Paul a dépassé la cinquantaine. II pense avoir bien œuvré dans le monde de l'Asie Mineure et de la Grèce et il projette d'aller en Espagne en passant par Rome (Rm. 15, 24 et 28). II confie son précieux message à une femme, Phoebé, diaconesse de Cenchrées, un des ports de Corinthe, pour qu'elle le remette à cette communauté romaine que non seulement il n'a pas fondée lui-même, mais qu'il ne connaît même pas. Et Paul décide alors de rentrer en emportant une collecte destinée à l'Eglise de Jérusalem.

LE VOYAGE DU RETOUR:

C'est le chemin habituel de la Grèce continentale que Paul emprunte au printemps de 58.
Il a avec lui quelques compagnons et il en rejoint d'autres à Troas (Ac, 20,4) où il fait halte une semaine. C'est l'occasion pour Luc d'évoquer une messe telle qu'elle était célébrée par les premiers chrétiens le jour du Seigneur, commençant le samedi soir (Ac 20, 7). Mais un incident survient : l’homélie de Paul se prolonge si longtemps qu'un jeune homme qui s'était assis sur le rebord de la fenêtre du 3ème stage s'endort et bascule à l’extérieur. On se précipite, on le croit mort. Mais Paul le prend dans ses bras et déclare : " Ne vous agitez pas ; son âme est en lui ". On peut alors achever la célébration eucharistique (Ac, 20-11). (Cet événement est lui aussi représenté sur un vitrail de l’église de Villevieux.)
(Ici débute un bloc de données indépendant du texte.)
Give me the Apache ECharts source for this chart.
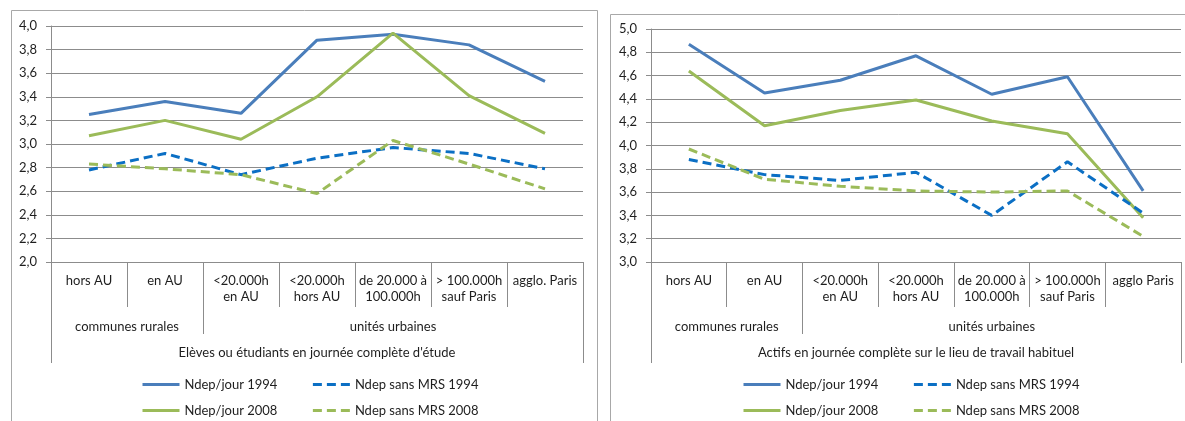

Mais il faut continuer... A l’embarcadère d'Assos, le groupe au complet prend le bateau qui longe les iles de Lesbos, de Chio, de Samos et en quatre jours atteint le port de Milet. Paul a voulu éviter une escale à Ephèse, car il souhaitait être à Jérusalem pour la Pentecôte. Mais il a fait venir les anciens de l'Eglise d'Ephèse et il prononce là un discours important, rapporté intégralement par Luc (Ac, 20, 18-35) et qui sonne comme un véritable testament. Paul rappelle tout ce qu'il a fait pour remplir sa mission, puis il exhorte ses auditeurs à prendre soin du troupeau dont ils ont la charge et il leur dit adieu, car il pressent que ce qui l'attend à Jérusalem n'a rien de rassurant. Marquée par un temps de prière commune, cette scène d'adieux est très émouvante.
La navigation se poursuit par Cos, puis par Rhodes où une brève escale a laissé un souvenir très vivant. En effet le petit port de l’apôtre Paul à Lindos est encore très fréquenté par les touristes.
C'est à Tyr sur la côte libanaise que le navire débarque sa cargaison : voyageurs et marchandises. Les chrétiens de l'endroit tentent de décourager Paul et ses compagnons de gagner Jérusalem. Ils continuent cependant à pied et, à Césarée, Paul répond fermement à ceux qui lui conseillent la prudence : " Je suis prêt a mourir à Jérusalem pour le nom du Seigneur" (Ac, 21-13)... En fait, Dieu attend encore de lui de nouveaux témoignages et il va se trouver embarqué pour une nouvelle étape de sa vie, la dernière. Elle ne sera pas facile, mais encore très féconde.